ユウガオはアフリカまたは熱帯アジア原産のウリ科の蔓性一年生植物です。葉、蔓、果のいずれも軟毛が生えており、夏の夕方、葉腋に直径5~10cmほどの大形の白色合弁花を開花させます。しかし、翌日午前中にはしぼんでしまう、はかない命の花です。8月の前半は真夏の太陽が容赦なく照りつけ、日中は暑さのために木々の緑も弱々しく見えます。しかし、夕暮れが迫って辺りが薄暗くなってくると、大形の白いユウガオの花が目立つようになります。淡く澄んだ香りを漂わせ、夕闇にほんのり浮かぶ姿はとても優雅です。中河興一の小説『天の夕顔』の最後に、ユウガオが好きだった亡き恋人を思って夜空に花火を打ち上げる場面があります。 花火が消える時、天にいるその人がユウガオを摘み取ったと思い、自らの喜びとするのが印象的です。夕顔の実を薄く削って干したものがかんぴょうになります。 ずんぐりとした球形の丸夕顔と円筒状の長夕顔といった種類があり、苦みの少ない丸夕顔が伝わったことをきっかけに食べられるようになったとされています。 かんぴょうに使用されるのも丸夕顔です。

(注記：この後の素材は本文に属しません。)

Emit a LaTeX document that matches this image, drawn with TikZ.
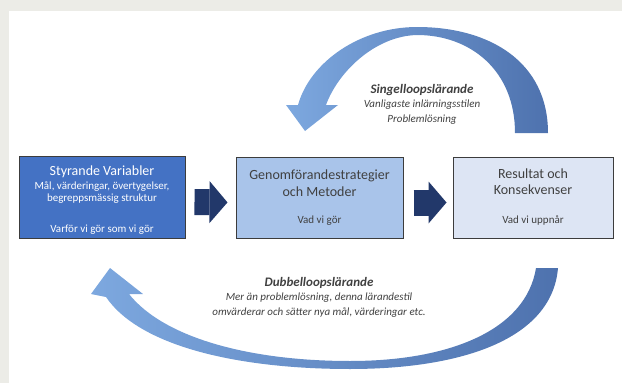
\documentclass[tikz,border=0pt]{standalone}
\usepackage{fontspec}
\setmainfont{Carlito}
\usetikzlibrary{arrows.meta}

\definecolor{frameGrey}{RGB}{236,236,231}
\definecolor{varBlue}{RGB}{68,114,196}
\definecolor{metBlue}{RGB}{169,196,234}
\definecolor{resBlue}{RGB}{221,229,244}
\definecolor{navy}{RGB}{34,56,106}
\definecolor{loopLight}{RGB}{125,168,223}
\definecolor{loopDark}{RGB}{78,114,174}
\definecolor{txtGrey}{RGB}{64,64,64}
\definecolor{edgeGrey}{RGB}{60,60,60}

\newcommand\boxtitle{\fontsize{14}{16}\selectfont}
\newcommand\boxsub{\fontsize{11}{12}\selectfont}
\newcommand\loopfont{\fontsize{11}{14.5}\selectfont\itshape}
\newcommand\loophead{\fontsize{13}{14.5}\selectfont\bfseries\itshape}

\begin{document}
\begin{tikzpicture}[x=1pt,y=-1pt,
  stage/.style={draw=edgeGrey, line width=1pt, rectangle, inner sep=0pt, align=center, font=\boxsub, text=txtGrey},
  blockarrow/.style={navy, line width=26pt, -{Triangle[length=18pt,width=42pt,line width=0pt]}},
  looptext/.style={align=center, font=\loopfont, text=txtGrey, inner sep=0pt}]

\useasboundingbox (0,0) rectangle (622,383);
\fill[frameGrey] (0,0) rectangle (622,11);
\fill[frameGrey] (0,0) rectangle (9,383);

\shade[left color=loopLight, right color=loopDark]
  (548,133) .. controls (548,62) and (490,27) .. (417,27)
  .. controls (360,27) and (310,62) .. (298,105)
  -- (286,105) -- (305,131) -- (338,105) -- (326,105)
  .. controls (338,72) and (375,36) .. (417,35)
  .. controls (470,35) and (515,70) .. (515,133) -- cycle;

\shade[left color=loopLight, right color=loopDark]
  (536,268) -- (558,268)
  .. controls (552,340) and (460,369) .. (350,369)
  .. controls (240,369) and (140,347) .. (106,297)
  -- (91,294) -- (110,268) -- (143,294) -- (129,294)
  .. controls (164,338) and (250,361) .. (350,361)
  .. controls (450,361) and (526,330) .. (536,268) -- cycle;

\node[stage, fill=varBlue, text=white, minimum width=166pt, minimum height=82pt] (Var) at (102,197)
  {{\boxtitle\rule{0pt}{15pt}Styrande Variabler}\\[2pt] Mål, värderingar, övertygelser,\\ begreppsmässig struktur\\[19pt] Varför vi gör som vi gör};
\node[stage, fill=metBlue, minimum width=167pt, minimum height=81pt] (Met) at (319.5,197.5)
  {{\boxtitle Genomförandestrategier}\\[4pt] {\boxtitle och Metoder}\\[15pt] Vad vi gör};
\node[stage, fill=resBlue, minimum width=160pt, minimum height=81pt] (Res) at (533,197.5)
  {{\boxtitle Resultat och}\\[4pt] {\boxtitle Konsekvenser}\\[17pt] Vad vi uppnår};

\draw[blockarrow, shorten <=9pt, shorten >=8pt] ([yshift=-5pt]Var.east) -- ([yshift=-5pt]Met.west);
\draw[blockarrow, shorten <=10pt, shorten >=6pt] ([yshift=-5pt]Met.east) -- ([yshift=-5pt]Res.west);

\node[looptext] (Singel) at (422,104)
  {{\loophead Singelloopslärande}\\ Vanligaste inlärningsstilen\\ Problemlösning};
\node[looptext] (Dubbel) at (319,297)
  {{\loophead Dubbelloopslärande}\\ Mer än problemlösning, denna lärandestil\\ omvärderar och sätter nya mål, värderingar etc.};

\end{tikzpicture}
\end{document}
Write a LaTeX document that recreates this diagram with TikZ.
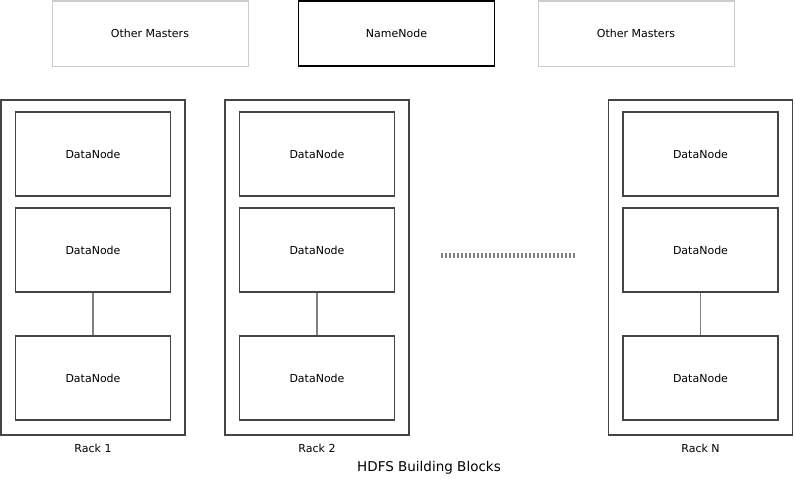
\documentclass[tikz,border=0pt]{standalone}
\usepackage{fontspec}
\setmainfont{DejaVu Sans}
\usetikzlibrary{positioning}
\definecolor{pencil}{HTML}{444444}
\definecolor{faint}{HTML}{CCCCCC}

\begin{document}
\begin{tikzpicture}[x=1pt, y=-1pt, font=\fontsize{11}{13}\selectfont,
	master/.style={draw=faint, line width=1pt, minimum width=196pt, minimum height=65pt, inner sep=0pt},
	namebox/.style={draw=black, line width=1.3pt, minimum width=196pt, minimum height=65pt, inner sep=0pt},
	rackbox/.style={draw=pencil, line width=1.1pt, minimum width=184pt, minimum height=335pt, inner sep=0pt},
	dnbox/.style={draw=pencil, line width=1.1pt, minimum width=155pt, minimum height=84pt, inner sep=0pt},
	link/.style={draw=gray, line width=1.3pt}]
	\useasboundingbox (0,0) rectangle (795,479);

	\node[master] (om1) at (150,33.5) {Other Masters};
	\node[namebox] (nn) at (396.5,33.5) {NameNode};
	\node[master] (om2) at (636,33.5) {Other Masters};

	\foreach \x/\r/\lbl in {93/r1/Rack 1, 317/r2/Rack 2, 700.5/rN/Rack N} {
		\node[rackbox] (\r) at (\x,267.5) {};
		\node[dnbox] (\r a) at (\x,154) {DataNode};
		\node[dnbox] (\r b) at (\x,250) {DataNode};
		\node[dnbox] (\r c) at (\x,378) {DataNode};
		\node[below=5pt of \r] (\r lbl) {\lbl};
		\draw[link] (\r b) -- (\r c);
	}

	\coordinate (dotsL) at (441,255);
	\coordinate (dotsR) at (575,255);
	\draw[draw=gray, line width=5pt, dash pattern=on 1.6pt off 2.4pt] (dotsL) -- (dotsR);

	\node[font=\fontsize{13.5}{16}\selectfont] (caption) at (429,468) {HDFS Building Blocks};
\end{tikzpicture}
\end{document}
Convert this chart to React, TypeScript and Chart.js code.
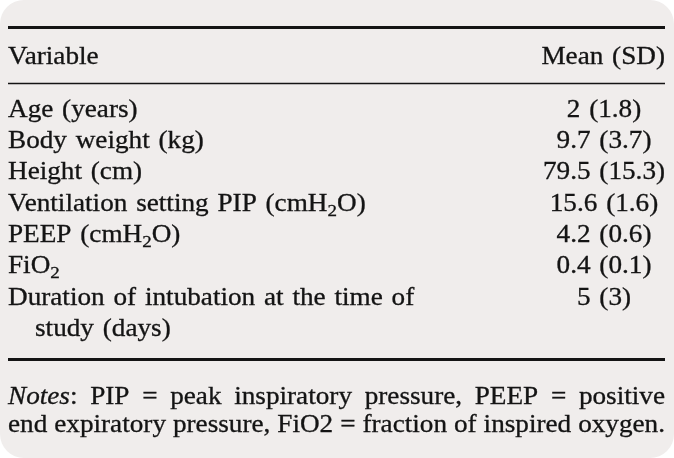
import { useEffect, useRef } from "react";
import { Chart, registerables } from "chart.js";
Chart.register(...registerables);

// ---- data ----
const headerLabel = "Variable";
const headerValue = "Mean (SD)";
const variables = [
  "Age (years)",
  "Body weight (kg)",
  "Height (cm)",
  "Ventilation setting PIP (cmH_2O)",
  "PEEP (cmH_2O)",
  "FiO_2",
  "Duration of intubation at the time of|study (days)",
];
const means = [2, 9.7, 79.5, 15.6, 4.2, 0.4, 5];
const sds = [1.8, 3.7, 15.3, 1.6, 0.6, 0.1, 3];
const noteLines = [
  ["*Notes*:", "PIP", "=", "peak", "inspiratory", "pressure,", "PEEP", "=", "positive"],
  ["end", "expiratory", "pressure,", "FiO2", "=", "fraction", "of", "inspired", "oxygen."],
];

// ---- layout ----
const W = 674;
const H = 458;
const LEFT = 8;
const RIGHT = 665;
const VAL_CENTER = 604;
const ROW_PITCH = 31.35;
const FIRST_BASELINE = 116.6;
const HEADER_BASELINE = 64;
const NOTE_BASELINES = [404, 432];
const WRAP_INDENT = 27;
const FONT_SIZE = 24.5;
const SX = 1.11;
const EXTRA_SPACE = 2;
const FAMILY = "'Liberation Serif', 'Times New Roman', 'DejaVu Serif', serif";
const TEXT = "#141414";
const BG = "#f0edec";

type Seg = { t: string; sub?: boolean; it?: boolean };
function parse(s: string): Seg[] {
  const out: Seg[] = [];
  const re = /(_\d|\*[^*]+\*| )/g;
  let last = 0;
  let m: RegExpExecArray | null;
  while ((m = re.exec(s))) {
    if (m.index > last) out.push({ t: s.slice(last, m.index) });
    const tok = m[0];
    if (tok === " ") out.push({ t: " " });
    else if (tok[0] === "_") out.push({ t: tok.slice(1), sub: true });
    else out.push({ t: tok.slice(1, -1), it: true });
    last = m.index + tok.length;
  }
  if (last < s.length) out.push({ t: s.slice(last) });
  return out;
}
function setFont(ctx: CanvasRenderingContext2D, seg: Seg) {
  const size = seg.sub ? FONT_SIZE * 0.7 : FONT_SIZE;
  ctx.font = `${seg.it ? "italic " : ""}${size}px ${FAMILY}`;
}
function segWidth(ctx: CanvasRenderingContext2D, seg: Seg) {
  setFont(ctx, seg);
  return ctx.measureText(seg.t).width * SX + (seg.t === " " ? EXTRA_SPACE : 0);
}
function measure(ctx: CanvasRenderingContext2D, s: string) {
  let w = 0;
  for (const seg of parse(s)) w += segWidth(ctx, seg);
  return w;
}
function drawRich(ctx: CanvasRenderingContext2D, s: string, x: number, y: number, align: "left" | "center" | "right") {
  const w = measure(ctx, s);
  let cx = align === "left" ? x : align === "center" ? x - w / 2 : x - w;
  ctx.textAlign = "left";
  ctx.textBaseline = "alphabetic";
  for (const seg of parse(s)) {
    const sw = segWidth(ctx, seg);
    if (seg.t !== " ") {
      ctx.save();
      ctx.translate(cx, y + (seg.sub ? 5 : 0));
      ctx.scale(SX, 1);
      ctx.fillText(seg.t, 0, 0);
      ctx.lineWidth = 0.3;
      ctx.strokeText(seg.t, 0, 0);
      ctx.restore();
    }
    cx += sw;
  }
}
function drawJustified(ctx: CanvasRenderingContext2D, words: string[], y: number) {
  const widths = words.map((w) => measure(ctx, w));
  const total = widths.reduce((a, b) => a + b, 0);
  const gap = (RIGHT - LEFT - total) / (words.length - 1);
  let x = LEFT;
  words.forEach((w, i) => {
    drawRich(ctx, w, x, y, "left");
    x += widths[i] + gap;
  });
}

const tablePlugin = {
  id: "tablePlugin",
  beforeDraw(chart: any) {
    const ctx: CanvasRenderingContext2D = chart.ctx;
    ctx.save();
    ctx.fillStyle = "#ffffff";
    ctx.fillRect(0, 0, W, H);
    ctx.fillStyle = BG;
    ctx.beginPath();
    (ctx as any).roundRect(0, 0, W, H, 24);
    ctx.fill();
    ctx.restore();
  },
  afterDatasetsDraw(chart: any) {
    const ctx: CanvasRenderingContext2D = chart.ctx;
    ctx.save();
    ctx.fillStyle = TEXT;
    ctx.strokeStyle = TEXT;
    const rule = (y: number, lw: number) => {
      ctx.lineWidth = lw;
      ctx.beginPath();
      ctx.moveTo(LEFT, y);
      ctx.lineTo(RIGHT, y);
      ctx.stroke();
    };
    rule(27.5, 2.8);
    rule(83.5, 1.3);
    rule(359.5, 2.8);
    drawRich(ctx, headerLabel, LEFT, HEADER_BASELINE, "left");
    drawRich(ctx, headerValue, RIGHT, HEADER_BASELINE, "right");
    const labelMeta = chart.getDatasetMeta(0);
    labelMeta.data.forEach((pt: any, i: number) => {
      const lines = variables[i].split("|");
      lines.forEach((ln, k) => {
        drawRich(ctx, ln, pt.x + (k > 0 ? WRAP_INDENT : 0), pt.y + k * ROW_PITCH, "left");
      });
    });
    const valMeta = chart.getDatasetMeta(1);
    valMeta.data.forEach((pt: any, i: number) => {
      drawRich(ctx, `${means[i]} (${sds[i]})`, pt.x, pt.y, "center");
    });
    noteLines.forEach((words, i) => drawJustified(ctx, words, NOTE_BASELINES[i]));
    ctx.restore();
  },
};

export default function App() {
  const ref = useRef<HTMLCanvasElement | null>(null);
  useEffect(() => {
    if (!ref.current) return;
    let chart: Chart | null = null;
    let cancelled = false;
    const build = () => {
      if (cancelled || !ref.current) return;
      const xPerUnit = VAL_CENTER - LEFT;
      const xMin = -LEFT / xPerUnit;
      const yMin = -FIRST_BASELINE / ROW_PITCH;
      chart = new Chart(ref.current, {
        type: "scatter",
        data: {
          datasets: [
            { label: headerLabel, data: variables.map((_, i) => ({ x: 0, y: i })), pointRadius: 0 },
            { label: headerValue, data: means.map((_, i) => ({ x: 1, y: i })), pointRadius: 0 },
          ],
        },
        options: {
          responsive: false,
          animation: false,
          layout: { padding: 0 },
          plugins: { legend: { display: false }, tooltip: { enabled: false } },
          events: [],
          scales: {
            x: { type: "linear", display: false, min: xMin, max: xMin + W / xPerUnit },
            y: { type: "linear", display: false, reverse: true, min: yMin, max: yMin + H / ROW_PITCH },
          },
        },
        plugins: [tablePlugin],
      });
    };
    const fonts: any = (document as any).fonts;
    if (fonts && fonts.load) {
      Promise.all([
        fonts.load(`${FONT_SIZE}px 'Liberation Serif'`),
        fonts.load(`italic ${FONT_SIZE}px 'Liberation Serif'`),
      ]).then(build, build);
    } else build();
    return () => {
      cancelled = true;
      if (chart) chart.destroy();
    };
  }, []);
  return (
    <div style={{ position: "fixed", left: 0, top: 0, width: W, height: H, fontFamily: "'Liberation Serif', serif" }}>
      <canvas ref={ref} width={W} height={H} style={{ width: W, height: H, display: "block" }} />
    </div>
  );
}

赤しそは、シソ科シソ目に属する大葉と同じシソの一種です。バジル、ミント、ローズマリーなどと同じハーブの一種で葉の色が赤紫色のものを総称する呼び名です。ビタミンB1、ビタミンB2、ビタミンB6、ビタミンC、ビタミンE、ビタミンK、カルシウム、マグネシウム、カリウム、リン、葉酸、鉄など豊富なビタミン、栄養素が含まれています。なぜ、梅干しの赤紫蘇を入れるのかに付いては諸説がありますが、まずは「赤い方がいい」という単純な理由があります。着色の過程は、赤紫蘇の赤い成分が梅に乗り移るという単純なものではなく、赤紫蘇に含まれる成分と梅のクエン酸が化学変化を起こして赤く発色させるそうです。あとは赤紫蘇自体に含まれる栄養成分と防腐・殺菌作用が添加される事で、梅干しが更にパワーアップするからです。まさに鬼に金棒という間柄です。ちなみに紫蘇は、中国原産のハーブであり、食中毒の薬草として用いられてきました。死にかけた患者が蘇る(蘇る)ことが、紫蘇の名の由来とも言われています。